When and how to introduce a foot fetish:
Mr Feat Feet:
            This is really a really important topic, for you and for your significant other. Even if you don’t know it, it is very important for your gf/bf to accept your foot fetish for you to feel fully accepted and fulfilled. Your foot fetish is a part of you, and most people with a foot fetish have it deeply rooted in them, so for your lover to not accept this side of you, it is like they are not fully accepting you. This can eventually cause resentment, a sense of not being fully satisfied in your relationship, and maybe even infidelity. Luckily for you, most times if it is introduced at the right time or in the right manner, your bf/gf will love your foot fetish, accept your foot fetish, learn to eventually accept it, or at least tolerate it to make you happy.
            In my opinion, timing is everything. Let me reiterate this point. Timing is everything. If you introduce your foot fetish too early, you could scare a person off. If you wait too long, you might find out that this person is totally against any foot adoration or touching, and will never bend for some personal deep-rooted issues of his or her own (Like OCD). Therefore the correct timing and method of introduction can make or break a relationship.
            Through much exploration, and through research on this topic, I know that when you tell a person about your foot fetish depends very much on the individual. Some people are very open, and you can tell this about them from very early on, and some people are very reserved. Some people will just vibe with you perfectly, and you two will be very open with each other and you will feel like you can tell each other anything. On the other hand, some people will be very shy or nervous, and maybe even not very open or exposed to very much in their lives, and therefore you must wait until their comfort level is to the point where you can tell them such things. I want to give you a few pointers and tips, just for the average person, and you can adjust as to how you see fit.

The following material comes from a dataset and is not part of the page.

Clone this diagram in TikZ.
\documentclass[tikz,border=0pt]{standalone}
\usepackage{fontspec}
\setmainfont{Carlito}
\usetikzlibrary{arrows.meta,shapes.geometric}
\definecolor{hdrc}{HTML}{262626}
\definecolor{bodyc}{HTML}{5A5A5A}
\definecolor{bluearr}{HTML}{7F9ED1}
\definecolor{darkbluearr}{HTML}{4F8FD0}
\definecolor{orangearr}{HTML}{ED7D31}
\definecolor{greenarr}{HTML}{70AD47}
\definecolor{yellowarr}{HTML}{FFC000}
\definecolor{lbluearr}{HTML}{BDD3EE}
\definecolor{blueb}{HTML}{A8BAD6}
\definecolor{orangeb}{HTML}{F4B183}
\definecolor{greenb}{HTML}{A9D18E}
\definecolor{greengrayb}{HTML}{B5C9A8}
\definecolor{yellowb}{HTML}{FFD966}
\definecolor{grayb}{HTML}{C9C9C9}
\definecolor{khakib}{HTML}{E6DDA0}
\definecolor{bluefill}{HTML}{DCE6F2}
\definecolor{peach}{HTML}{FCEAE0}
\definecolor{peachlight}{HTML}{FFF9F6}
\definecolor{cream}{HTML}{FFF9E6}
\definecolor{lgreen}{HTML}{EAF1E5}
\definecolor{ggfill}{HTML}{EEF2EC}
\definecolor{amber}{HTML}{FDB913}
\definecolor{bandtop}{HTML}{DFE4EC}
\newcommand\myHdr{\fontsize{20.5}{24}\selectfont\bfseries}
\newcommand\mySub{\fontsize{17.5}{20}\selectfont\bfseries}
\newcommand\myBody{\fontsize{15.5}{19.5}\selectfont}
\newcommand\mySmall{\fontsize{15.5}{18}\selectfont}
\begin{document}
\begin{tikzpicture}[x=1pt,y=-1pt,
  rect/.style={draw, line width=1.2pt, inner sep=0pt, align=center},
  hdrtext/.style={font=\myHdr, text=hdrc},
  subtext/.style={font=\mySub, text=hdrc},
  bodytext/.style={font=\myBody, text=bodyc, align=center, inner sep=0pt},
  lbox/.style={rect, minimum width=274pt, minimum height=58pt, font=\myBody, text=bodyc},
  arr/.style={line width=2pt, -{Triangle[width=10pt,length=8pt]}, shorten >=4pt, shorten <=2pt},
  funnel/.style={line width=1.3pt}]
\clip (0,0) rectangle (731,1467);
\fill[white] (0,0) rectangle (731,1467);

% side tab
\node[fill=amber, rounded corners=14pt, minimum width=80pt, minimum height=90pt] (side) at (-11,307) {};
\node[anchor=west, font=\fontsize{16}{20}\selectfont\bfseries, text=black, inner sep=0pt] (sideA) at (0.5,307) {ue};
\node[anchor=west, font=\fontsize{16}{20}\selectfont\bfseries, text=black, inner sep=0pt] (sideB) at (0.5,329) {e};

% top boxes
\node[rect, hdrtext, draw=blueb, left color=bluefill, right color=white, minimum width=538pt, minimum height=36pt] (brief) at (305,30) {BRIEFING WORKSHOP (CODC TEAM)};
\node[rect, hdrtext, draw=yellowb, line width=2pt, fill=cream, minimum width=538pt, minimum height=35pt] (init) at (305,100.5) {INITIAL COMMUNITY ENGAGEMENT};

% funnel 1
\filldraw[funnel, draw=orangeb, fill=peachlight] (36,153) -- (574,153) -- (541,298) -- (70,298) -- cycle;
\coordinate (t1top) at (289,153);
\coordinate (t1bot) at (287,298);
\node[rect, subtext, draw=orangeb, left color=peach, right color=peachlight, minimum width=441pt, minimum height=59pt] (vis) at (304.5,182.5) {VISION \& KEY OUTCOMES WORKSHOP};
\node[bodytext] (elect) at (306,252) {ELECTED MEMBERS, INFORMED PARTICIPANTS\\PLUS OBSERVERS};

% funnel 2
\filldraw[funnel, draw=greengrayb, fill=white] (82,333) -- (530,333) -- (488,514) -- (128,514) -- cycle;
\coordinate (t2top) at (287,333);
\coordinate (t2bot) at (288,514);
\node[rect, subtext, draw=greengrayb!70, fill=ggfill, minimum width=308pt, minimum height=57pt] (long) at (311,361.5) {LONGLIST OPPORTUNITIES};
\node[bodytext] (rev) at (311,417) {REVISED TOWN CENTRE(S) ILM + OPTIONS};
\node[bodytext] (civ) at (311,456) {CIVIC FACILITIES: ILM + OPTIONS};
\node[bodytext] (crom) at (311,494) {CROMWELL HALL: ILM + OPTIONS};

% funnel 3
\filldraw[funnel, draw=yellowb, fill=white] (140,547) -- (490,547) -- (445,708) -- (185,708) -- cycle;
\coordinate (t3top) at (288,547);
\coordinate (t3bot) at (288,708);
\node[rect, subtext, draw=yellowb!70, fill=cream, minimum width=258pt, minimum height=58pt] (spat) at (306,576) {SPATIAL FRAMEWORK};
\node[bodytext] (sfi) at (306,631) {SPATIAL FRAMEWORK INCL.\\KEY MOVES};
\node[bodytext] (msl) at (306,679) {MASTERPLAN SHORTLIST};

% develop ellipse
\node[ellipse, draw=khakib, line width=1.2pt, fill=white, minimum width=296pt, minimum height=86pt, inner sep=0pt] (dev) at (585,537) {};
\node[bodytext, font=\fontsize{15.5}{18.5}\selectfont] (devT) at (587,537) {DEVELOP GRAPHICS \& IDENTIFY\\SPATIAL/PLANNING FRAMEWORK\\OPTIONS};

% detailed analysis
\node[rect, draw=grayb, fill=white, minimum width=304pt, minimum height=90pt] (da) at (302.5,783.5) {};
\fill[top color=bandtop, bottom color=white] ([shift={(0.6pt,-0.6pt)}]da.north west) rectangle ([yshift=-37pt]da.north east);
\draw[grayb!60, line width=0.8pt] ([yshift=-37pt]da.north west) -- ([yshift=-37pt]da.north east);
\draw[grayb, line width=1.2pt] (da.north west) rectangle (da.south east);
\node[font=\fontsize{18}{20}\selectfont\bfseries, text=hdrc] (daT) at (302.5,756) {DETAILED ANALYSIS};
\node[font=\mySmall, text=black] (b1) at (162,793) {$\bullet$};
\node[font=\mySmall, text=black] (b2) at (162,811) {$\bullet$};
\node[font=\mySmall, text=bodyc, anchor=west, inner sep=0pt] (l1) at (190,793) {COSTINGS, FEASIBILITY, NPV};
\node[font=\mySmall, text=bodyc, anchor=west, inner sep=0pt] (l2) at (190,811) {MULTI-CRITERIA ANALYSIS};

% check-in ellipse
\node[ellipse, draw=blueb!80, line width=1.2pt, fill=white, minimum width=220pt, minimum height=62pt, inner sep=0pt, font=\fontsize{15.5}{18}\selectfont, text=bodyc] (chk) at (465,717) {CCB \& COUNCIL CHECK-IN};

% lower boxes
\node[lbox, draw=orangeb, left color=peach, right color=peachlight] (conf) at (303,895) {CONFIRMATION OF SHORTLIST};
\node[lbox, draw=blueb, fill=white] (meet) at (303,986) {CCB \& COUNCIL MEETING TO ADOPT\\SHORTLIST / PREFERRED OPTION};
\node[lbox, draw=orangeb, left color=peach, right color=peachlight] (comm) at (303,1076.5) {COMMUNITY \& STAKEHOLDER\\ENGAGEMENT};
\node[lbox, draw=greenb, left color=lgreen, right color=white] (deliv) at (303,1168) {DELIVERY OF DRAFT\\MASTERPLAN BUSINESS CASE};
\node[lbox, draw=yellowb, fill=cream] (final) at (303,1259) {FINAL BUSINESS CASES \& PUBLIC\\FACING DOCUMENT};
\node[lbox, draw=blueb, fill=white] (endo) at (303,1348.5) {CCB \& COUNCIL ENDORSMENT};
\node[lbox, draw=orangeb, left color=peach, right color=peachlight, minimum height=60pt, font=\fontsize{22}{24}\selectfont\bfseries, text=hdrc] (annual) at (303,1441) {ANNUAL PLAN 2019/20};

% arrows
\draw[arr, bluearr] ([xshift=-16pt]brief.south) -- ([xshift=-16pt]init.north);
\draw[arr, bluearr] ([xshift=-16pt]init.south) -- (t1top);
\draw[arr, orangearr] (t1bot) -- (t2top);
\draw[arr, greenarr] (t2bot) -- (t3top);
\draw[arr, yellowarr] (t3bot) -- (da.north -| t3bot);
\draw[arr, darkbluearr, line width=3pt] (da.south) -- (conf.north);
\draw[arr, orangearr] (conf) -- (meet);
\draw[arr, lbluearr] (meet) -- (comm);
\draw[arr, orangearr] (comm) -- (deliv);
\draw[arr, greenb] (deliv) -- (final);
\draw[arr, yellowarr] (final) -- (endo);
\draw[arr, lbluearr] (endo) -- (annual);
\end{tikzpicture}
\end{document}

            When you first meet a girl that is not usually the time to tell her you have a foot fetish, or that you really like her feet. That is best done after you know each other a bit, and she feels more comfortable with you. It is usually best to wait until you have been on a few dates, and things start to get physical between the two of you. One scenario is when you are on a couch together; relaxing and watching a movie, start to give her a foot massage. Don’t start talking about her feet, how they turn you on, or how sexy they are, just start to give her a massage and see what her reaction is. Is she enjoys it and tells you that is nice, that is a place to start. If she enjoys the massage, you might just tell her that she has soft feet, or that she has a nice pedicure if her toes are painted. Hopefully this will start a nice little conversation about her feet or her toenails. If she says “Oh, do you like them?” or something like that, you’re on your way. Either way you know she likes foot massages, and you can keep going that way. You can also compliment her shoes, or compliment an aspect of her feet like a “cute freckle” or “The cutest little toe I’ve ever seen”.  Another way is during foreplay to kiss her body, working your way down her legs, and then start to kiss her feet and see if she enjoys it. You can also suck on her toes while you are making love. Hopefully these subtle hints will make her curious enough to ask you why you pay so much attention to her feet, or if you have a foot fetish. If so, just tell her yes, and that you hope she enjoys it.

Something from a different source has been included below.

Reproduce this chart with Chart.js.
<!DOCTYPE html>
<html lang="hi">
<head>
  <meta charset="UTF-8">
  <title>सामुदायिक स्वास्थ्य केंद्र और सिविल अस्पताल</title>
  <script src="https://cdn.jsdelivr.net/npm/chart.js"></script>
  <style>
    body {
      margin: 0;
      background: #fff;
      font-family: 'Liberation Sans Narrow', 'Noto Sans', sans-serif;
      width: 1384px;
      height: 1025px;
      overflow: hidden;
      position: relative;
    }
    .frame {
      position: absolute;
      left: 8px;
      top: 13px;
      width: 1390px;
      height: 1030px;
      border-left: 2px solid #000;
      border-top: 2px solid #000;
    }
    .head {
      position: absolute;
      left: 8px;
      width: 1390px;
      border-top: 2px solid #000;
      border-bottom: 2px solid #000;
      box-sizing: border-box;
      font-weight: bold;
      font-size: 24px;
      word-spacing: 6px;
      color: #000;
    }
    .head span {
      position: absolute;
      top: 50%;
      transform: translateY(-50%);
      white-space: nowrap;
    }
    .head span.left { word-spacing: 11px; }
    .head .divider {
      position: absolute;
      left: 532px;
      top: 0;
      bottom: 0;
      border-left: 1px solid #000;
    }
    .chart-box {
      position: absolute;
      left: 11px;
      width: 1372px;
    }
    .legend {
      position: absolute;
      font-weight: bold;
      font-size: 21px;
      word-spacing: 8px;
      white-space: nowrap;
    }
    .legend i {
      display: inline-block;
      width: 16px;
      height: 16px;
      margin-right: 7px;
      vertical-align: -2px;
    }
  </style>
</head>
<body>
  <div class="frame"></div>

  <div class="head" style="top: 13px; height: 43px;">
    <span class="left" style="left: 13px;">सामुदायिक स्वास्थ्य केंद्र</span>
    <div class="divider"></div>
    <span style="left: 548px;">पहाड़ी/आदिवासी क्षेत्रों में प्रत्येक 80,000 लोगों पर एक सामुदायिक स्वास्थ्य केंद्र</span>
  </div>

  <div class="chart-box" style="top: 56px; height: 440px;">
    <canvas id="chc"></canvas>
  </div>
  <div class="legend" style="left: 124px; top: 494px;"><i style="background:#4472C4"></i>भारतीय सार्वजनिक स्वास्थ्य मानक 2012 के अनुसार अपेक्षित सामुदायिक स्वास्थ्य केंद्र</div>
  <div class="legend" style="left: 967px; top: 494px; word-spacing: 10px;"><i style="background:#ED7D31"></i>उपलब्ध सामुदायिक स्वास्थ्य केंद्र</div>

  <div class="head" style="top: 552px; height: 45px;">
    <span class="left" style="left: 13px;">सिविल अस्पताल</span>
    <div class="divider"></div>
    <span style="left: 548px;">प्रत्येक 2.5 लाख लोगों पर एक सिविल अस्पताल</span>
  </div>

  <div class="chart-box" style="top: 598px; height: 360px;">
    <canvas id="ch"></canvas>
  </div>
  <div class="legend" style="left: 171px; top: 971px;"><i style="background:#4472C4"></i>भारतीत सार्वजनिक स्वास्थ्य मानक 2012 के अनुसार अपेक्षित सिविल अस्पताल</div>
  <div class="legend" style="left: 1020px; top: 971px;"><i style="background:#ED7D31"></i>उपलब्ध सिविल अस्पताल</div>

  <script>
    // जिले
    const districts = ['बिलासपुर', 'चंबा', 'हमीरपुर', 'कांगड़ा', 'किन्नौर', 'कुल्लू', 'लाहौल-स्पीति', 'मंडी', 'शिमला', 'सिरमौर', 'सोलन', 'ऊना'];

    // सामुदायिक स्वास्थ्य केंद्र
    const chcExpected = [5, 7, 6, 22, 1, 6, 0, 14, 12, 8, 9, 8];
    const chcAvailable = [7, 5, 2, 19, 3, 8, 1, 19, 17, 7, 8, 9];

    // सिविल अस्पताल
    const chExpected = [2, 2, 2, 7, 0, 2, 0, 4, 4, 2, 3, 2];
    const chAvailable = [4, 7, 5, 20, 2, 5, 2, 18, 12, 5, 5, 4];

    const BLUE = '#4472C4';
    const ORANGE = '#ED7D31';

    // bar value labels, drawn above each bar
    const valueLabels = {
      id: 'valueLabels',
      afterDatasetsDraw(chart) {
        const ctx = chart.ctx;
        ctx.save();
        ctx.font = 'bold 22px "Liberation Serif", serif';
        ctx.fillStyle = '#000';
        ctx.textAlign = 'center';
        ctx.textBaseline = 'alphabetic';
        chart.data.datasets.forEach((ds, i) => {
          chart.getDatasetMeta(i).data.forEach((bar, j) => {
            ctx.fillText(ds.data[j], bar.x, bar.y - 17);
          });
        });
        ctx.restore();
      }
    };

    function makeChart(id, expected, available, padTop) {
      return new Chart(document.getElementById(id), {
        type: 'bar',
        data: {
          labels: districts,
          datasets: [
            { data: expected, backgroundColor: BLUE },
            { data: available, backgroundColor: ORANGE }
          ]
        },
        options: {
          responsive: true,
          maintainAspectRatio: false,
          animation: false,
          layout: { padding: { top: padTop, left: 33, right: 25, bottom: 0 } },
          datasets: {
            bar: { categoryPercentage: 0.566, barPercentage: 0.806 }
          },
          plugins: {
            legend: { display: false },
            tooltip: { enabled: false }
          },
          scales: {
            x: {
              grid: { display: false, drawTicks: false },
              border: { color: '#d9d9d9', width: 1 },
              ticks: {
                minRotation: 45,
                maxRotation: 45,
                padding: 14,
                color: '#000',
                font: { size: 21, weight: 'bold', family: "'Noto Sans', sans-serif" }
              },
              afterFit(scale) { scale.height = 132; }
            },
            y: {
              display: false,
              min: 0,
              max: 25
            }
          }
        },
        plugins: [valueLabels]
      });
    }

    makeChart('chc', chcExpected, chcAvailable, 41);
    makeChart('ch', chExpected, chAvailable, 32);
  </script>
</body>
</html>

            If your new girl doesn’t ask you, then it might be time for you to introduce it to her. You might want to wait until time when you two are relaxed and in a good mood, but not during a love making session, or right before. Just say “ I have something I wanted to tell you. Say it slowly and calmly, and wait for her to respond. Always listen if she has something to say. Don’t say it like you have something bad to say or act too nervous like it is too big of a deal, just say it outright. See how responsive she is to that. Hopefully she will be curious, and ask you many questions about it if she doesn’t have any experience with this. Kind of ease her into this with your responses, don’t tell her everything at once. Tell her that you really like her, and want to explore this with her, just like anything else that you explore in a relationship. I think if a girl really likes you, she will accept any aspects of you, especially a foot fetish that doesn’t hurt anyone, and is fun and enjoyable for both parties. Have fun!!

Mrs. Feat Feet:
             I think that the best time for the person with a foot fetish to tell their partner about their love for feet really depends upon the relationship and the personality type of that partner.  If the relationship is purely sexual, then, I would say to go ahead and be open about it as soon as the first sexual encounter begins.  After all, if it’s all about the sex, then it’s best to get the most sexual satisfaction possible out of that experience.  If the partner is someone who is intended to potentially be more long term, then I think that it depends upon the personality of that partner.  Not everyone is sexually open-minded or not everyone understands what is a foot fetish.  People tend to be scared of the unknown and can react to the unknown in harsh ways, such as through anger.  I think that the person with the foot fetish should gage how open-minded is their partner, and then plan to tell them in stages as appropriate.  For example, if the person appears open-minded, then tell him/her as soon as the opportunity presents itself.  I don’t think that this should be a forced conversation, but maybe flow naturally when discussing a sexual topic.  It could also be introduced during the first sex act as a subtle kiss on the feet or a suck on the toes.  If the person is not so open-minded, then I think that her comfort level with having her feet touched should be explored as a first stage to introduction, such as through an attempted foot massage.  The first act or acts of sex should not include feet either.  I think that the person should feel emotionally invested in their foot-fetish partner and care about him, so that when the news is delivered, then she might feel more willing to try to accept that about him.   If the partner is not at all open the idea of incorporating feet into the sexual relationship, then I believe that this is another topic for later blogging.  What would someone do in that situation; are feet necessary for a healthy long-term relationship when one partner has a foot fetish?